Work to be completed ->
Search the material for the word "chart" and report each line where it turns up.

Record extracts ->
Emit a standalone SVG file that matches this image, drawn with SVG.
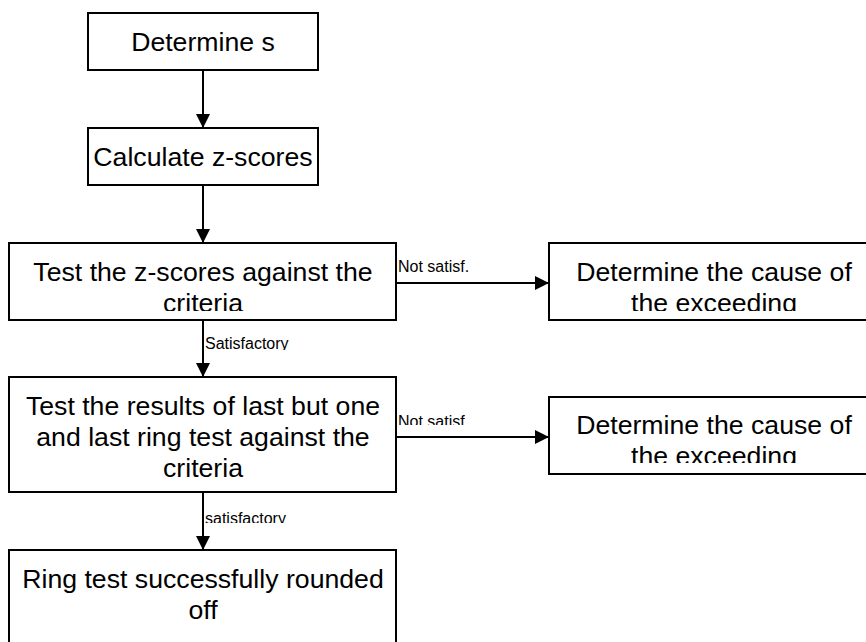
<svg xmlns="http://www.w3.org/2000/svg" width="866" height="642" viewBox="0 0 866 642">
<style>
.box{fill:#fff;stroke:#000;stroke-width:2}
.t{font-family:"Liberation Sans",Arial,sans-serif;font-size:26.67px;fill:#000;text-anchor:middle}
.lb{font-family:"Liberation Sans",Arial,sans-serif;font-size:16px;fill:#000}
.c{stroke:#000;stroke-width:2;fill:none}
</style>
<defs>
<marker id="ah" viewBox="0 0 14 14" refX="14" refY="7" markerWidth="14" markerHeight="14" markerUnits="userSpaceOnUse" orient="auto">
<path d="M0,0 L14,7 L0,14 Z" fill="#000"/>
</marker>
<clipPath id="c3"><rect x="9" y="243" width="387" height="68"/></clipPath>
<clipPath id="cr1"><rect x="549" y="243" width="400" height="68"/></clipPath>
<clipPath id="cr2"><rect x="549" y="397" width="400" height="66"/></clipPath>
<clipPath id="cl2"><rect x="200" y="330" width="120" height="20"/></clipPath>
<clipPath id="cl3"><rect x="396" y="405" width="120" height="20"/></clipPath>
<clipPath id="cl4"><rect x="200" y="500" width="120" height="23"/></clipPath>
</defs>
<g id="connectors">
<line class="c" x1="203" y1="70" x2="203" y2="128" marker-end="url(#ah)"/>
<line class="c" x1="203" y1="185" x2="203" y2="243" marker-end="url(#ah)"/>
<line class="c" x1="203" y1="320" x2="203" y2="377" marker-end="url(#ah)"/>
<line class="c" x1="396" y1="283" x2="549" y2="283" marker-end="url(#ah)"/>
<line class="c" x1="203" y1="492" x2="203" y2="550" marker-end="url(#ah)"/>
<line class="c" x1="396" y1="437" x2="549" y2="437" marker-end="url(#ah)"/>
<text class="lb" x="398" y="272">Not satisf.</text>
<text class="lb" x="205" y="349" clip-path="url(#cl2)">Satisfactory</text>
<text class="lb" x="398" y="427" clip-path="url(#cl3)">Not satisf.</text>
<text class="lb" x="205" y="524" clip-path="url(#cl4)">satisfactory</text>
</g>
<g id="n1">
<rect class="box" x="88" y="13" width="230" height="57"/>
<text class="t" x="203" y="51">Determine s</text>
</g>
<g id="n2">
<rect class="box" x="88" y="128" width="230" height="57"/>
<text class="t" x="203" y="166">Calculate z-scores</text>
</g>
<g id="n3">
<rect class="box" x="9" y="243" width="387" height="77"/>
<text class="t" clip-path="url(#c3)"><tspan x="203" y="281">Test the z-scores against the</tspan><tspan x="203" y="312">criteria</tspan></text>
</g>
<g id="n4">
<rect class="box" x="549" y="243" width="330" height="77"/>
<text class="t" clip-path="url(#cr1)"><tspan x="714" y="281">Determine the cause of</tspan><tspan x="714" y="312">the exceeding</tspan></text>
</g>
<g id="n5">
<rect class="box" x="9" y="377" width="387" height="115"/>
<text class="t"><tspan x="203" y="415">Test the results of last but one</tspan><tspan x="203" y="446">and last ring test against the</tspan><tspan x="203" y="477">criteria</tspan></text>
</g>
<g id="n6">
<rect class="box" x="549" y="397" width="330" height="77"/>
<text class="t" clip-path="url(#cr2)"><tspan x="714" y="434">Determine the cause of</tspan><tspan x="714" y="465">the exceeding</tspan></text>
</g>
<g id="n7">
<rect class="box" x="9" y="550" width="387" height="110"/>
<text class="t"><tspan x="203" y="588">Ring test successfully rounded</tspan><tspan x="203" y="619">off</tspan></text>
</g>
</svg>
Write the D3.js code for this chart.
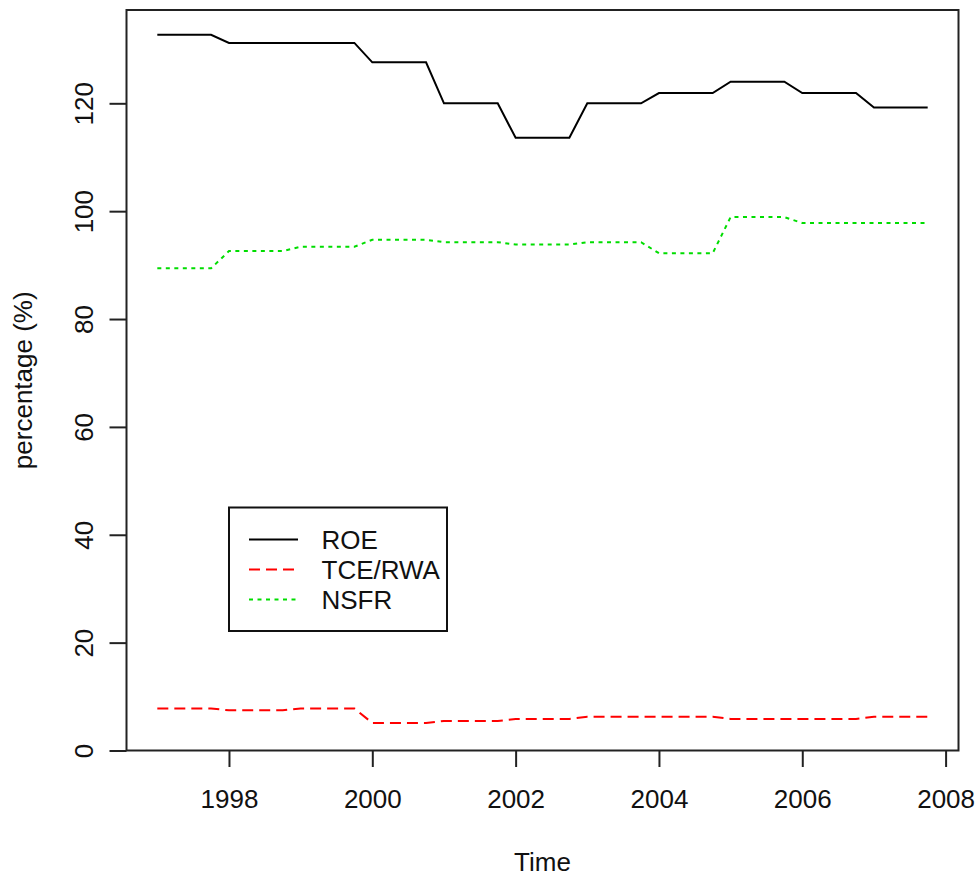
<!DOCTYPE html>
<html>
<head>
<meta charset="utf-8">
<script src="https://cdn.jsdelivr.net/npm/d3@7"></script>
<style>
  body { margin: 0; background: #fff; }
  text { font-family: "Liberation Sans", Arial, sans-serif; fill: #111; }
</style>
</head>
<body>
<svg id="chart" width="980" height="879"></svg>
<script>
// quarterly series, 1997 Q1 .. 2007 Q4
var startYear = 1997, freq = 4;

var roe = [
  132.7, 132.7, 132.7, 132.7,
  131.2, 131.2, 131.2, 131.2,
  131.2, 131.2, 131.2, 131.2,
  127.6, 127.6, 127.6, 127.6,
  120.0, 120.0, 120.0, 120.0,
  113.6, 113.6, 113.6, 113.6,
  120.0, 120.0, 120.0, 120.0,
  121.9, 121.9, 121.9, 121.9,
  124.0, 124.0, 124.0, 124.0,
  121.9, 121.9, 121.9, 121.9,
  119.2, 119.2, 119.2, 119.2
];
var tceRwa = [
  7.80, 7.80, 7.80, 7.80,
  7.45, 7.45, 7.45, 7.45,
  7.80, 7.80, 7.80, 7.80,
  5.10, 5.10, 5.10, 5.10,
  5.47, 5.47, 5.47, 5.47,
  5.84, 5.84, 5.84, 5.84,
  6.27, 6.27, 6.27, 6.27,
  6.27, 6.27, 6.27, 6.27,
  5.84, 5.84, 5.84, 5.84,
  5.84, 5.84, 5.84, 5.84,
  6.27, 6.27, 6.27, 6.27
];
var nsfr = [
  89.4, 89.4, 89.4, 89.4,
  92.6, 92.6, 92.6, 92.6,
  93.4, 93.4, 93.4, 93.4,
  94.7, 94.7, 94.7, 94.7,
  94.25, 94.25, 94.25, 94.25,
  93.8, 93.8, 93.8, 93.8,
  94.25, 94.25, 94.25, 94.25,
  92.2, 92.2, 92.2, 92.2,
  98.9, 98.9, 98.9, 98.9,
  97.8, 97.8, 97.8, 97.8,
  97.8, 97.8, 97.8, 97.8
];

var xTicks = [1998, 2000, 2002, 2004, 2006, 2008];
var yTicks = [0, 20, 40, 60, 80, 100, 120];
var seriesNames = ["ROE", "TCE/RWA", "NSFR"];

var svg = d3.select("#chart");
var fontSize = 26;

var box = {left: 126.5, right: 958.5, top: 10, bottom: 750.5};

// R style: pad the time range by 4% on each side
var tStart = startYear, tEnd = startYear + (roe.length - 1) / freq;
var pad = (tEnd - tStart) * 0.04;
var x = d3.scaleLinear()
  .domain([tStart - pad, tEnd + pad])
  .range([box.left, box.right]);
var y = d3.scaleLinear()
  .domain([0, 137.3])
  .range([box.bottom, box.top]);

var series = [
  {name: seriesNames[0], values: roe, color: "#000000", dash: null},
  {name: seriesNames[1], values: tceRwa, color: "#ff0000", dash: "11,6"},
  {name: seriesNames[2], values: nsfr, color: "#00dd00", dash: "4,4.5"}
];

var line = d3.line()
  .x(function(d, i) { return x(tStart + i / freq); })
  .y(function(d) { return y(d); });

series.forEach(function(s) {
  svg.append("path")
    .datum(s.values)
    .attr("fill", "none")
    .attr("stroke", s.color)
    .attr("stroke-width", 2)
    .attr("stroke-dasharray", s.dash)
    .attr("d", line);
});

// x axis
var xAxis = svg.append("g")
  .attr("transform", "translate(0," + box.bottom + ")")
  .call(d3.axisBottom(x).tickValues(xTicks).tickFormat(d3.format("d"))
    .tickSize(16.5).tickPadding(23));
xAxis.select(".domain").remove();
xAxis.selectAll("line").attr("stroke", "#222").attr("stroke-width", 2);
xAxis.selectAll("text")
  .attr("font-size", fontSize)
  .attr("font-family", "Liberation Sans, Arial, sans-serif")
  .attr("fill", "#111");

// y axis, labels turned like R's las = 0
var yAxis = svg.append("g")
  .attr("transform", "translate(" + box.left + ",0)")
  .call(d3.axisLeft(y).tickValues(yTicks).tickSize(17));
yAxis.select(".domain").remove();
yAxis.selectAll("line").attr("stroke", "#222").attr("stroke-width", 2);
yAxis.selectAll("text")
  .attr("x", 0)
  .attr("y", -(box.left - 92.5))
  .attr("dy", 0)
  .attr("transform", "rotate(-90)")
  .attr("text-anchor", "middle")
  .attr("font-size", fontSize)
  .attr("font-family", "Liberation Sans, Arial, sans-serif")
  .attr("fill", "#111");

// plot box
svg.append("rect")
  .attr("x", box.left)
  .attr("y", box.top)
  .attr("width", box.right - box.left)
  .attr("height", box.bottom - box.top)
  .attr("fill", "none")
  .attr("stroke", "#222")
  .attr("stroke-width", 2);

// axis titles
svg.append("text")
  .attr("x", (box.left + box.right) / 2)
  .attr("y", 871)
  .attr("text-anchor", "middle")
  .attr("font-size", fontSize)
  .text("Time");

svg.append("text")
  .attr("transform", "translate(32," + (box.top + box.bottom) / 2 + ") rotate(-90)")
  .attr("text-anchor", "middle")
  .attr("font-size", fontSize)
  .text("percentage (%)");

// legend
var legend = svg.append("g");
legend.append("rect")
  .attr("x", 229).attr("y", 507.5)
  .attr("width", 218).attr("height", 123.5)
  .attr("fill", "#fff")
  .attr("stroke", "#111")
  .attr("stroke-width", 2);

var item = legend.selectAll(".legend")
  .data(series)
  .enter().append("g")
  .attr("class", "legend")
  .attr("transform", function(d, i) { return "translate(0," + (539.5 + i * 30) + ")"; });

item.append("line")
  .attr("x1", 249).attr("x2", 298)
  .attr("stroke", function(d) { return d.color; })
  .attr("stroke-width", 2)
  .attr("stroke-dasharray", function(d) { return d.dash; });

item.append("text")
  .attr("x", 321.5)
  .attr("dy", "0.36em")
  .attr("font-size", fontSize)
  .text(function(d) { return d.name; });
</script>
</body>
</html>
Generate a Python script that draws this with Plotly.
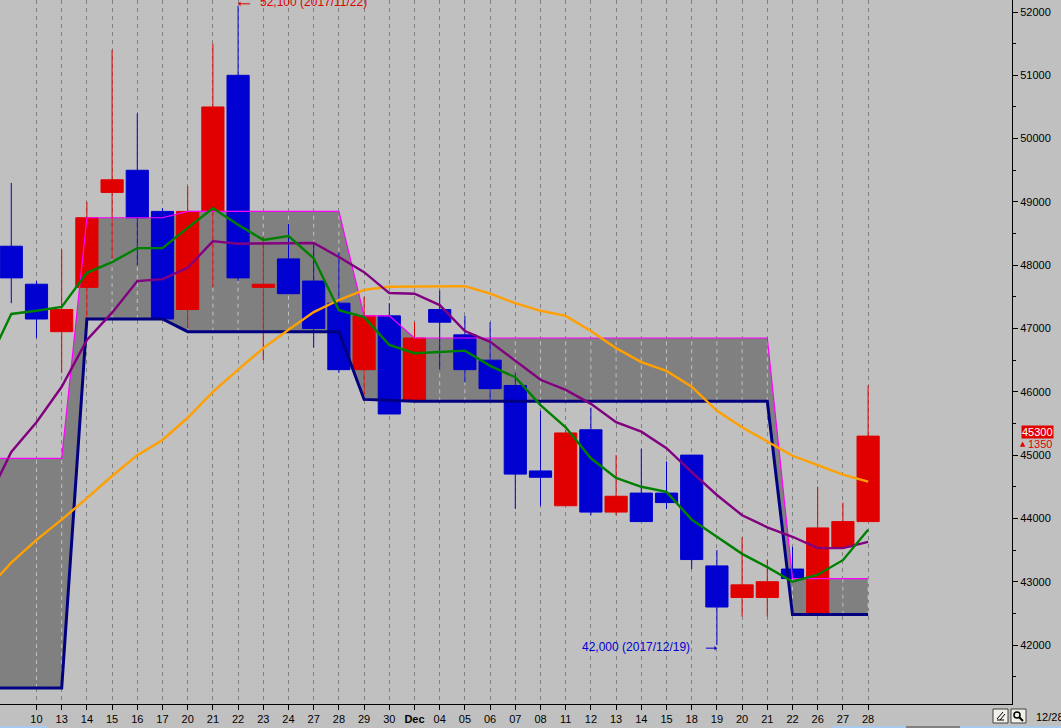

Solution to this exercise ->
Write the D3.js code for this chart.
<svg id="chart" width="980" height="879"></svg>
var svg = d3.select("#chart");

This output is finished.